Feb. 1st, 2010 03:20 pm
frualeydis: (Default)
The article, formerly known as "The Bloody Article" is now finished and sent off. And tomorrow I'm going to Stockholm to study the clothes which one of the swedish 15th century kings was buried in. The only publication about them is from 1921 so I hadn't even heard of them before I was asked to come up and give my opinions. There isn't much left, but there is what appears to be a black velvet doublet and a pair of shoes.
frualeydis: (Default)
I promised [ profile] noxcat a diagram of the cap I made the day before yesterday and here it is:

You could make it from less or more pieces, but I worked with the scraps that I had. The important thing is to make the opening large enough for both your head and pinned up braids to fit into it. The rest is styling.

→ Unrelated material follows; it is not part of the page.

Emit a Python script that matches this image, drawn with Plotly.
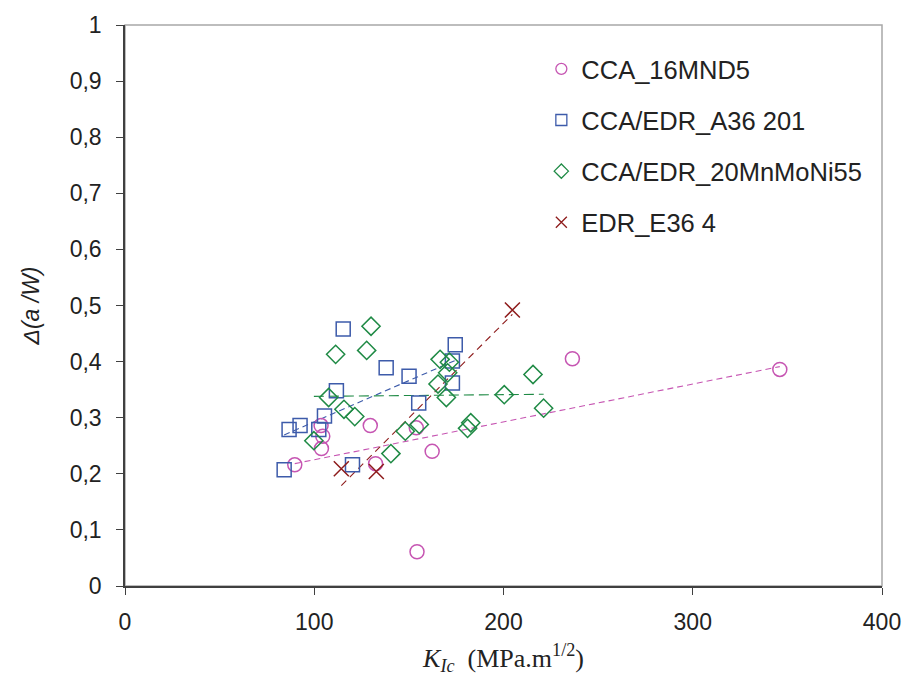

ETA: Put it in the list for the Stash challenge on my web site and made a page - just the same info, but easier to link to, since it's all in the same place.


Jul. 29th, 2009 01:42 pm
frualeydis: (Default)
And one a bit manic looking woman.

And an alternative placement of braids and tassle:

I am of course not going to wear it with my 1950s apron-dress.
frualeydis: (Default)
My sleeping arrangements are getting better and better, since I was offered by some sweet people that I know to sleep at their place the first night. This means that I won't have to pack a cloak for a cold night, which is good, since I have already packed all the medieval clothes (and probably some more) that I need in my chest.
I have decided which clothes to bring on the plane and now I need to make suitable headwear - yes, I could use a wrapped veil, but guess where my veils are?
And a cap is more fun!


Mar. 15th, 2009 04:50 pm
frualeydis: (Default)
And this is my kirtle, which I wore with just an apron and a linen headcloth during the day. I did bring a short wool jacket too, but it was too warm for me to need it. The kirtle is hand sewn in hand woven linen twill. There's two layers of it in the bodice and a single layer in the skirt. Though they probably weren't that common compared to woollen ones there is documentation for linen kirtles in the 15th century: for example a swedish document mentions a linen kirtle and then there's the remnants of two linen kirtles (one a woman's and one a child's) of northern german origin in the national museum in Helsinki, Finland. They have been interpreted as smocks, but I think it is just as likely that they are kirtles. I would never use linen for the top layer, but these kirtles are more like a kind of underwear that you can wear in public if you're a peasant or worker, so I decided that I was a working woman during the day. The headcloth is also hand woven linen, while my socks and apron are from wool and the fringe from silk, as I wrote on friday.
I think that I have too much cleavage in this outfit, but I made the kirtle to be worn with high necked smocks and when I needed a low cut smock to be worn under the velvet gown I didn't realize how it would look when worn without the velvet gown ;) Bringing two smocks would have been excessive anyway, since I only was there for one day.